The tectonic history of the Niǧde-Kirşehir Massif and the Taurides since the Late Mesozoic: Paleomagnetic evidence for two-phase orogenic curvature in Central Anatolia

Cinku M. C. , Hisarli Z. M. , Yilmaz Y., Ulker B., Kaya N. , ÖKSÜM E., ...Daha Fazla

Tectonics, cilt.35, sa.3, ss.772-811, 2016 (SCI Expanded İndekslerine Giren Dergi) identifier identifier

  • Cilt numarası: 35 Konu: 3
  • Basım Tarihi: 2016
  • Doi Numarası: 10.1002/2015tc003956
  • Dergi Adı: Tectonics
  • Sayfa Sayıları: ss.772-811


©2016. American Geophysical Union. All Rights Reserved.The Niǧde-Kirşehir Massif, known also as the Central Anatolian Block, is bordered by the sutures of the Neotethys Ocean.

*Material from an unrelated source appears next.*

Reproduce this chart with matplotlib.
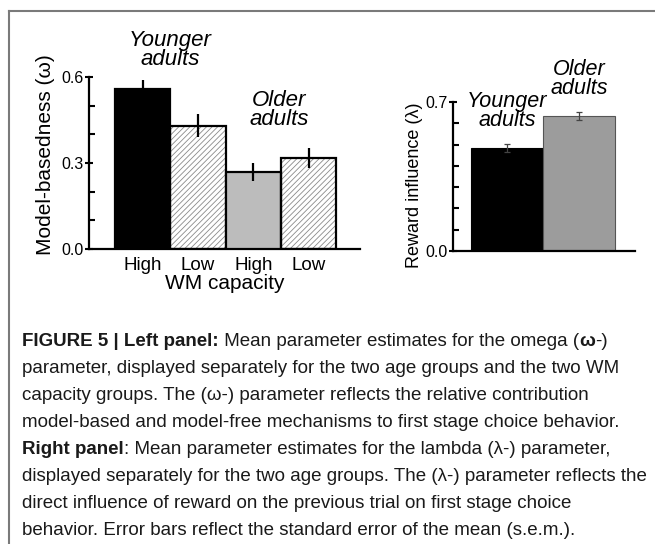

The massif suffered several deformation phases during and after the consumption of the surrounding oceans and the postcollisional events of the continental pieces of Anatolia in latest Cretaceous to Miocene. Previous paleomagnetic studies on the Niǧde-Kirşehir Massif and its surroundings displayed either insufficient data or have claimed large rotations and/or remagnetization. In order to understand the tectonic history of the Niǧde-Kirşehir Massif and its adjacent blocks we have sampled 147 different sites in the age range of Upper Jurassic to Miocene from the Niǧde-Kirşehir Massif throughout its W/SW and E/SE boundaries and the central-southeastern Taurides. The results display that except the limestones in central Taurides, all rocks examined carry a primary magnetization. Among these an important finding is that rotations between the massif and the central-eastern Taurides indicate an oroclinal bending with counterclockwise rotation of R = 41.1° ± 7.6° in the SE and clockwise rotation of R = 45.9° ± 9.3° in the central Taurides from Upper Cretaceous rocks with respect to the African reference direction. Paleomagnetic rotations in the SE Taurides are compatible with the vergent direction of the thrusts generated from consumption of the Intra-Tauride Ocean prior to postcollisional convergence between Taurides and the massif. In the central Taurides it has been shown that the clockwise rotation of 45.9 ± 9.3 started in Middle Eocene, because of a remagnetization in Upper Cretaceous limestones. The deformation was linked to the final closure of the southern Neotethys and the collision between the African and Eurasian plates. In the Niǧde-Kirşehir Massif counterclockwise rotation up to 25.5° ± 7.3° is recognized during Middle Eocene and interpreted in terms of block rotation together with the Taurides. After the Miocene a counterclockwise rotation of 16.8° ± 3.9° along the Eastern Taurides shows that this area was mostly affected by the westward movement of Anatolia despite the Niǧde-Kirşehir Massif and its SW/W area - the central Taurides - which is recognized as stable with counterclockwise rotation less than 10°.